La culture arabe se fonde sur l’idée de la communauté médiane, umatou el wassat, et de l’homme universel, al insan al kamil, pour réaliser le vivre ensemble. Elle traduit la capacité de s’élever. Cela implique l’effort d’ouverture et la reconnaissance des différences comme richesse. La culture arabe intègre la variété du dedans et celle du dehors.

Pour la culture arabe, il s’agit de garder vivant le sens plénier de l’existence, où le ciel et la terre s’harmonisent, où le local se conjugue avec la mondialité, où l’individu et la collectivité ne s’opposent pas, où l’on éduque à la culture de la paix et à l’acceptation de désaccords raisonnables. D’autant que la culture arabe appartient à de multiples horizons. L’Histoire le montre : africain, berbère, asiatique, européen. Sa langue, sa littérature et son art de vivre témoignent d’un sens inépuisable de la synthèse du monde.
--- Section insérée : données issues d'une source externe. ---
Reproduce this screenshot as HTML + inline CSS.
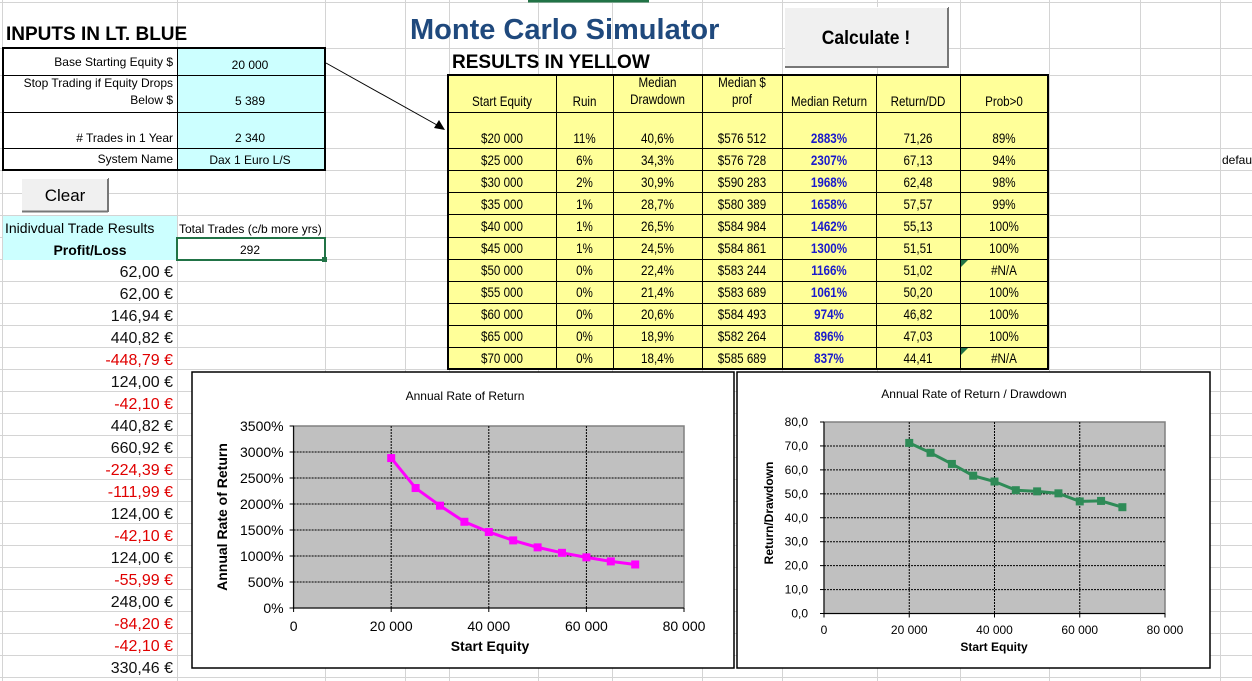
<!DOCTYPE html>
<html><head><meta charset="utf-8">
<style>
html,body{margin:0;padding:0;background:#fff;}
svg{display:block;font-family:"Liberation Sans",Arial,sans-serif;}
</style></head>
<body>
<svg id="s" width="1252" height="681" viewBox="0 0 1252 681" xmlns="http://www.w3.org/2000/svg"></svg>
<script>
var s=document.getElementById('s');var h='';
function L(x1,y1,x2,y2,c,w,extra){h+='<line x1="'+x1+'" y1="'+y1+'" x2="'+x2+'" y2="'+y2+'" stroke="'+c+'" stroke-width="'+(w||1)+'" '+(extra||'')+'/>';}
function R(x,y,w,hh,f,st,sw){h+='<rect x="'+x+'" y="'+y+'" width="'+w+'" height="'+hh+'" fill="'+f+'"'+(st?' stroke="'+st+'" stroke-width="'+(sw||1)+'"':'')+'/>';}
function T(x,y,t,sz,a,extra){h+='<text x="'+x+'" y="'+y+'" font-size="'+sz+'" text-anchor="'+(a||'start')+'" '+(extra||'')+'>'+t+'</text>';}
var vx=[2,177,325,405,449,538,612,702,782,877,960,1049,1140,1220];
var hy=[2,48,75,112,148,170,193,215,237,259];
for(var y=281;y<681;y+=22)hy.push(y);
vx.forEach(function(x){L(x+.5,0,x+.5,681,'#d4d4d4');});
hy.forEach(function(y){L(0,y+.5,1252,y+.5,'#d4d4d4');});
L(528,1,649,1,'#217346',3);
T(6,40,'INPUTS IN LT. BLUE',19,'start','font-weight="bold"');
R(3,48,174,122,'#fff');R(177,48,148,122,'#ccffff');
[75,112,148].forEach(function(y){L(3,y+.5,325,y+.5,'#000');});
L(177.5,48,177.5,170,'#000');
R(3,48,322,122,'none','#000',2);
T(173,66,'Base Starting Equity $',12,'end');
T(173,87,'Stop Trading if Equity Drops',12,'end');
T(173,104,'Below $',12,'end');
T(173,142,'# Trades in 1 Year',12,'end');
T(173,163,'System Name',12,'end');
T(250,69,'20 000',12,'middle');T(250,105,'5 389',12,'middle');T(250,142,'2 340',12,'middle');T(250,164,'Dax 1 Euro L/S',12,'middle');
L(326,63,437,125,'#000',1);
h+='<polygon points="445,130 434,128 439,120" fill="#000"/>';
R(22,178,86,33,'#f0f0f0');L(22,211.5,108,211.5,'#777',2);L(108,178,108,212,'#777',2);L(22,178.5,108,178.5,'#fff');
T(65,201,'Clear',17,'middle');
R(3,216,174,22,'#ccffff');R(3,238,174,22,'#ccffff');
T(5,233,'Inidivdual Trade Results',14);
T(179,233,'Total Trades (c/b more yrs)',12);
T(90,255,'Profit/Loss',14,'middle','font-weight="bold"');
R(177,238,148,22,'#fff','#217346',2);R(322,257,5,5,'#217346');
T(250,254,'292',12,'middle');
var pl=['62,00 €','62,00 €','146,94 €','440,82 €','-448,79 €','124,00 €','-42,10 €','440,82 €','660,92 €','-224,39 €','-111,99 €','124,00 €','-42,10 €','124,00 €','-55,99 €','248,00 €','-84,20 €','-42,10 €','330,46 €'];
pl.forEach(function(v,i){T(173,277+22*i,v,16,'end','fill="'+(v[0]=='-'?'#e00000':'#111')+'"');});
T(410,39,'Monte Carlo Simulator',29,'start','font-weight="bold" fill="#1f497d"');
R(785,7,163,60,'#f0f0f0');L(785,67,948,67,'#777',2);L(948,7,948,68,'#777',2);L(785,7.5,948,7.5,'#fff');
T(866,44,'Calculate !',19,'middle','font-weight="bold" transform="translate(866,0) scale(0.92,1) translate(-866,0)"');
T(452,68,'RESULTS IN YELLOW',19,'start','font-weight="bold"');
var cx=[448,556,613,702,782,876,960,1048];
R(448,75,600,294,'#ffff99');
var rows=[112,148,170,192,214,237,259,281,303,325,347];
rows.forEach(function(y){L(448,y+.5,1048,y+.5,'#000');});
cx.forEach(function(x){L(x+.5,75,x+.5,369,'#000');});
R(448,75,600,294,'none','#000',2);
var sc=0.86;
function TN(x,y,t,c,b){h+='<text x="'+(x/sc)+'" y="'+y+'" font-size="13.5" text-anchor="middle" transform="scale('+sc+',1)" fill="'+(c||'#000')+'"'+(b?' font-weight="bold"':'')+'>'+t+'</text>';}
var mid=[];for(var i=0;i<7;i++)mid.push((cx[i]+cx[i+1])/2);
TN(mid[0],106,'Start Equity');TN(mid[1],106,'Ruin');TN(mid[2],87,'Median');TN(mid[2],104,'Drawdown');
TN(mid[3],87,'Median $');TN(mid[3],104,'prof');TN(mid[4],106,'Median Return');TN(mid[5],106,'Return/DD');TN(mid[6],106,'Prob&gt;0');
var data=[['$20 000','11%','40,6%','$576 512','2883%','71,26','89%'],['$25 000','6%','34,3%','$576 728','2307%','67,13','94%'],['$30 000','2%','30,9%','$590 283','1968%','62,48','98%'],['$35 000','1%','28,7%','$580 389','1658%','57,57','99%'],['$40 000','1%','26,5%','$584 984','1462%','55,13','100%'],['$45 000','1%','24,5%','$584 861','1300%','51,51','100%'],['$50 000','0%','22,4%','$583 244','1166%','51,02','#N/A'],['$55 000','0%','21,4%','$583 689','1061%','50,20','100%'],['$60 000','0%','20,6%','$584 493','974%','46,82','100%'],['$65 000','0%','18,9%','$582 264','896%','47,03','100%'],['$70 000','0%','18,4%','$585 689','837%','44,41','#N/A']];
data.forEach(function(r,i){var y=(i==0?143:165+22*(i-1));r.forEach(function(v,j){TN(mid[j],y,v,j==4?'#1a1acc':'#000',j==4);});if(r[6]=='#N/A'){var ty=rows[i]+1;h+='<polygon points="961,'+ty+' 968,'+ty+' 961,'+(ty+7)+'" fill="#217346"/>';}});
T(1222,164,'defau',12);
R(192,372,542,296,'#fff','#000',1.5);
T(465,400,'Annual Rate of Return',12,'middle');
var px0=293.6,px1=684,py0=608,py1=426;
R(px0,py1,px1-px0,py0-py1,'#c0c0c0','#808080',1.5);
for(var k=1;k<7;k++){var yy=py0-(py0-py1)*k/7;L(px0,yy,px1,yy,'#000',1,'stroke-dasharray="2,1"');}
for(var k=1;k<4;k++){var xx=px0+(px1-px0)*k/4;L(xx,py1,xx,py0,'#000',1,'stroke-dasharray="2,1"');}
L(px0,py1,px0,py0+1,'#000');L(px0-4,py0,px1,py0,'#000');
for(var k=0;k<=7;k++){var yy=py0-(py0-py1)*k/7;L(px0-4,yy,px0,yy,'#000');T(px0-10,yy+5,(k*500)+'%',14,'end');}
['0','20 000','40 000','60 000','80 000'].forEach(function(t,k){var xx=px0+(px1-px0)*k/4;L(xx,py0,xx,py0+4,'#000');T(xx,631,t,14,'middle');});
T(490,651,'Start Equity',14,'middle','font-weight="bold"');
T(0,0,'Annual Rate of Return',14,'middle','font-weight="bold" transform="translate(227,517) rotate(-90)"');
var v1=[2883,2307,1968,1658,1462,1300,1166,1061,974,896,837];
var pts=v1.map(function(v,i){return [px0+(20000+5000*i)/80000*(px1-px0),py0-v/3500*(py0-py1)];});
h+='<polyline points="'+pts.map(function(p){return p.join(',')}).join(' ')+'" fill="none" stroke="#ff00ff" stroke-width="3"/>';
pts.forEach(function(p){R(p[0]-4,p[1]-4,8,8,'#ff00ff');});
R(737,372,473,296,'#fff','#000',1.5);
T(974,398,'Annual Rate of Return / Drawdown',12,'middle');
var qx0=824,qx1=1165,qy0=613.5,qy1=422;
R(qx0,qy1,qx1-qx0,qy0-qy1,'#c0c0c0','#808080',1.5);
for(var k=1;k<8;k++){var yy=qy0-(qy0-qy1)*k/8;L(qx0,yy,qx1,yy,'#000',1,'stroke-dasharray="2,1"');}
for(var k=1;k<4;k++){var xx=qx0+(qx1-qx0)*k/4;L(xx,qy1,xx,qy0,'#000',1,'stroke-dasharray="2,1"');}
L(qx0,qy1,qx0,qy0+1,'#000');L(qx0-4,qy0,qx1,qy0,'#000');
for(var k=0;k<=8;k++){var yy=qy0-(qy0-qy1)*k/8;L(qx0-4,yy,qx0,yy,'#000');T(qx0-16,yy+4,(k*10)+',0',12,'end');}
['0','20 000','40 000','60 000','80 000'].forEach(function(t,k){var xx=qx0+(qx1-qx0)*k/4;L(xx,qy0,xx,qy0+4,'#000');T(xx,634,t,12,'middle');});
T(994,651,'Start Equity',12,'middle','font-weight="bold"');
T(0,0,'Return/Drawdown',12,'middle','font-weight="bold" transform="translate(773,513) rotate(-90)"');
var v2=[71.26,67.13,62.48,57.57,55.13,51.51,51.02,50.20,46.82,47.03,44.41];
var q=v2.map(function(v,i){return [qx0+(20000+5000*i)/80000*(qx1-qx0),qy0-v/80*(qy0-qy1)];});
h+='<polyline points="'+q.map(function(p){return p.join(',')}).join(' ')+'" fill="none" stroke="#2e8b57" stroke-width="3"/>';
q.forEach(function(p){R(p[0]-4,p[1]-4,8,8,'#2e8b57');});
s.innerHTML=h;
</script>
</body></html>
Nous avons à examiner par le dialogue comment résister à la déshumanisation, à la marchandisation et aux extrémismes. La référence qui reste valable ne consiste pas dans ce qu’un seul monde souhaite, mais dans ce qu’ensemble nous pouvons reconnaître comme des finalités. Pratiquer l’interculturel, favoriser la diversité, est un facteur de progrès humain. Dans un monde désorienté, c’est cette voie de l’émulation pour le bien commun, à laquelle nous invite la culture arabe. Je vous remercie.